The file system just knows that an HTML file and a folder with the same name_files are associated and by default copies them together. It’s simply the names.

If you email the HTML file the _files folder and images don’t go with it.

You can illustrate this by simply renaming any old file to .htm, saying “yes” to the “are you sure” message, then create a “*_files” folder to go with it, and put anything in it. Windows will then happily copy the folder with the file.

To do what you wanted to do, you could rename the .htm to a .txt, copy it (which won’t cart the folder along), rename it back to .htm and look at it.

It’s a kludge, is what it is. Note that when the browser saves the html file, it has to modify the contents so that image tags and so on in the file point to the companion directory. Then rely on the OS to keep the two together. It would be far more sensible to create an archive format for “save” that the browser knows how to open and display as a unit (could be a modified .zip with some metainformation, much like a java jar, which allows you to manipulate it with zip, if you like). Then, you could actually mail the whole ball of wax to somebody, and the OS wouldn’t have to do anything special.

Simpson’s did it.

Internet Explorer already does this, as a .mht file.

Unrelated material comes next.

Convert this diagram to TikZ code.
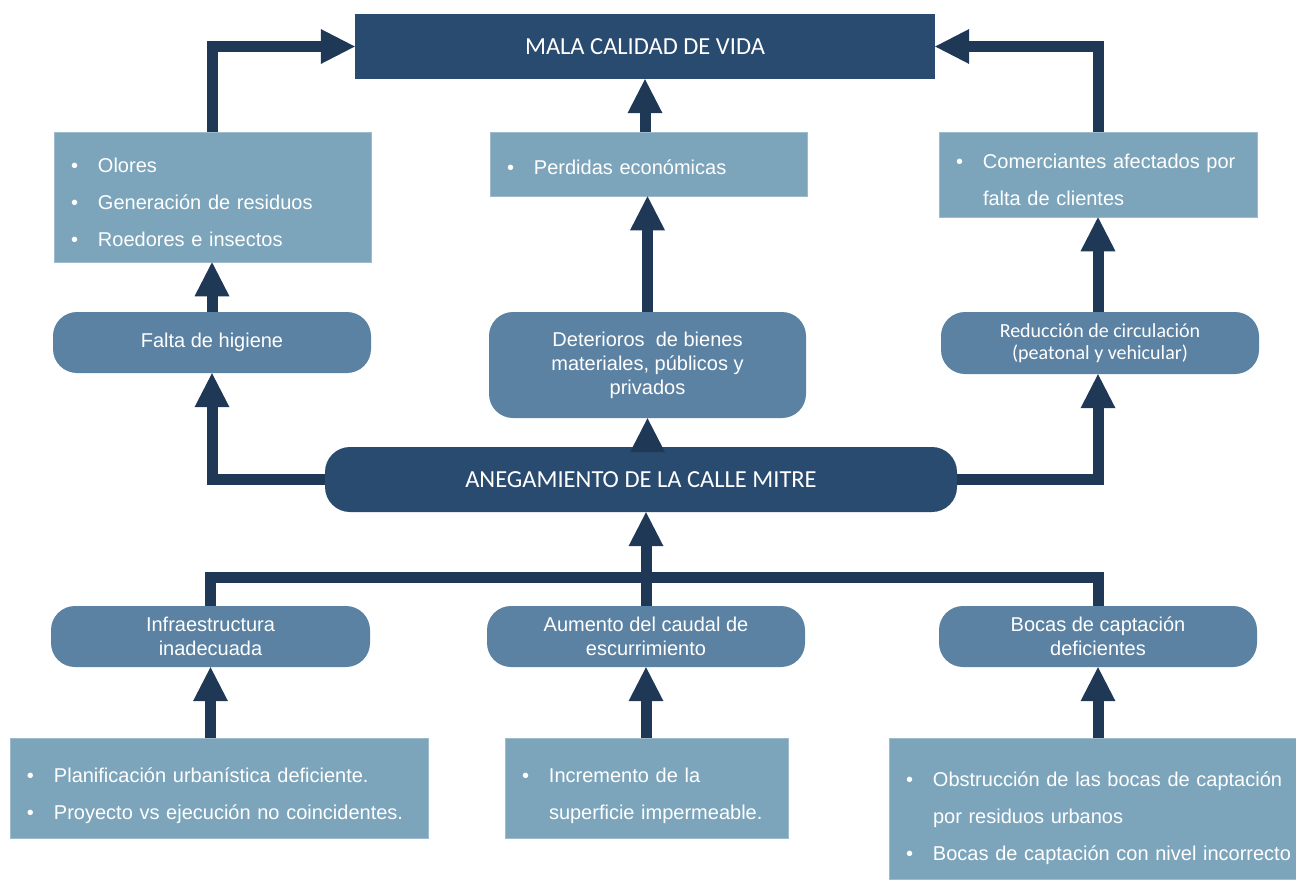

Interesting. I’m not that surprised that something exists - it seems like the sensible thing to do, but the catch is that it hasn’t become standardized as the “save” operation that everybody’s familiar with in their browser:

Piggybacking on zip rather than mime might be a bit more flexible, though. I’m thinking in terms of having a manifest like a java jar, which could contain a whole translation table for how the resources in the file were packaged from their original URLs, instruct the browser which resource to open by default, support multiple URLs in the archive, and be enhanced with other metainformation which might make sense.